Griping aside, let's be clear about what Change.org has been for some time: a for-profit site that makes money by mining your e-mail address and selling it to its partners. If you are like me, this is how you ended up on the mailing list of "education reformer" Michelle Rhee, who reportedly gleaned two million e-mail addresses of Change.org users before the site ended its controversial partnership with her group.
Change.org is a “Class B” corporation, a relatively new status granted to companies that make a profit but also provide a social benefit. There's nothing especially egregious about thisthe law mostly protects "benefit corporations" from certain kinds of shareholder lawsuits—but a June Wall Street Journal article notes that other sites that have a similar business model reveal this more openly by using a dot-com web address. The piece quotes Clay Johnson, social media fundraiser and author of The Information Diet, on the problem with Change.org's obfuscation:
I have huge problems with Change.org because they are a lead-generation business disguised as a social-change organization for whoever is willing to pay them for the email addresses. It's dangerous to monetize 'change' because there's an economic incentive to sensationalize.

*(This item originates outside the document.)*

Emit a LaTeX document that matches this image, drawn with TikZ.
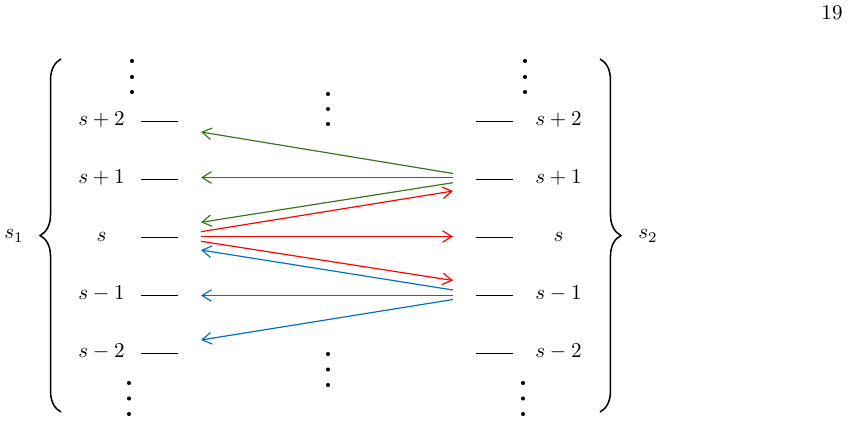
\documentclass[tikz,border=0pt]{standalone}
\usetikzlibrary{decorations.pathreplacing,arrows.meta}
\definecolor{mygreen}{RGB}{56,118,29}
\definecolor{myblue}{RGB}{0,114,189}
\newcommand\sbx[1]{\scalebox{1.24}{#1}}
\begin{document}
\begin{tikzpicture}[x=0.588pt,y=-0.588pt,
  level/.style={line width=0.7pt},
  trans/.style={-{Straight Barb[length=5.5pt,width=6.8pt]},line width=0.7pt},
  gtr/.style={trans,mygreen},
  rtr/.style={trans,red},
  btr/.style={trans,myblue},
  lbl/.style={anchor=base,inner sep=0pt},
  dotfill/.style={fill=black},
  bracestyle/.style={decorate,decoration={brace,amplitude=12.3pt},line width=0.9pt}]
\useasboundingbox (0,0) rectangle (848,422);
\node[lbl] (pg) at (832,19) {\sbx{19}};
% left and right labels with level lines
\foreach \n/\t/\y in {p2/{s+2}/121.3, p1/{s+1}/179.3, z/{s}/237.4, m1/{s-1}/295.6, m2/{s-2}/353.8}{
  \node[lbl] (l\n) at (101.5,\y+3.8) {\sbx{$\t$}};
  \node[lbl] (r\n) at (558.5,\y+3.8) {\sbx{$\t$}};
  \draw[level] (141,\y) -- (178,\y);
  \draw[level] (476,\y) -- (513,\y);
}
% dots
\foreach \x/\a/\b/\c in {132/61/77/92, 129/383/398.5/414, 525/61/77/92, 523/383/398.5/414, 328/94/109/124, 328/354/369.5/385}{
  \fill[dotfill] (\x,\a) circle (1.2pt);
  \fill[dotfill] (\x,\b) circle (1.2pt);
  \fill[dotfill] (\x,\c) circle (1.2pt);
}
% arrow endpoints
\coordinate (Ga1) at (453,173.5); \coordinate (Gb1) at (201,132);
\coordinate (Ga2) at (453,177.5); \coordinate (Gb2) at (201,177.5);
\coordinate (Ga3) at (453,182.7); \coordinate (Gb3) at (201,222.3);
\coordinate (Ra1) at (201,231.7); \coordinate (Rb1) at (453,191);
\coordinate (Ra2) at (201,236.5); \coordinate (Rb2) at (453,236.5);
\coordinate (Ra3) at (201,241.3); \coordinate (Rb3) at (453,280.5);
\coordinate (Ba1) at (453,290); \coordinate (Bb1) at (201,250);
\coordinate (Ba2) at (453,295.5); \coordinate (Bb2) at (201,295.5);
\coordinate (Ba3) at (453,299.5); \coordinate (Bb3) at (201,340);
\draw[gtr] (Ga1) -- (Gb1);
\draw[gtr] (Ga2) -- (Gb2);
\draw[gtr] (Ga3) -- (Gb3);
\draw[rtr] (Ra1) -- (Rb1);
\draw[rtr] (Ra2) -- (Rb2);
\draw[rtr] (Ra3) -- (Rb3);
\draw[btr] (Ba1) -- (Bb1);
\draw[btr] (Ba2) -- (Bb2);
\draw[btr] (Ba3) -- (Bb3);
% braces
\coordinate (LBt) at (61,59); \coordinate (LBb) at (61,412);
\coordinate (RBt) at (600,59); \coordinate (RBb) at (600,412);
\draw[bracestyle] (LBb) -- (LBt);
\draw[bracestyle] (RBt) -- (RBb);
\node (s1) at (14,236) {\sbx{$s_1$}};
\node (s2) at (648,236) {\sbx{$s_2$}};
\end{tikzpicture}
\end{document}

Key among such sensationalization is the stories the site tells about its victories. The organization does have a skilled team of organizers who step in when a petition is doing well. (Netroots Nation's Raven Brooks complains that this is the case because the company poaches talent from other progressive groups, and charges that although's he's assembled a crack team, Rattray has always been out first and foremost to replicate the success of sites like Living Social). But to get off the ground in the first place, most campaigns need to be backed by strong movements—and that fact is what has always gotten short shrift in the site's claims about change.
When 14 year-old Julia Bluhm's Change.org petition resulted in a promise from Seventeen magazine to ban photo retouching of its models this July, In These Times staff writer Sady Doyle noted that the focus on Bluhm, to the exclusion of the feminist group she and many other girls were working with, sent the wrong message to other young activists looking to make change:
The ... tendency to sentimentalize and simplify activism—and, particularly, its tendency to pick out lone heroes or heroines, normal people granted exceptional powers to fight evil—is an alarming one. A responsible account of social change should not, generally speaking, have the same plot as the first Spider-Man movie. And not only because this sort of thinking is trite, or lazy: Because it misrepresents the basic principles by which activism works.
It's not that progressives shouldn't believe in the “power of individuals to make change” that Change.org's principled non-partisanship lauds--but they should be more concerned with the power of collective action, and with restoring confidence in this power in the face of an alienating and individualizing political culture. But unlike petition sites that associate openly with those pesky ideological goals, and the organizing power that comes with them, Change.org boasts with little qualification that its petitions themselves are the driving force behind expanded healthcare for military families and gender justice organizing in South Africa. Let's take that theory of change with a grain of salt.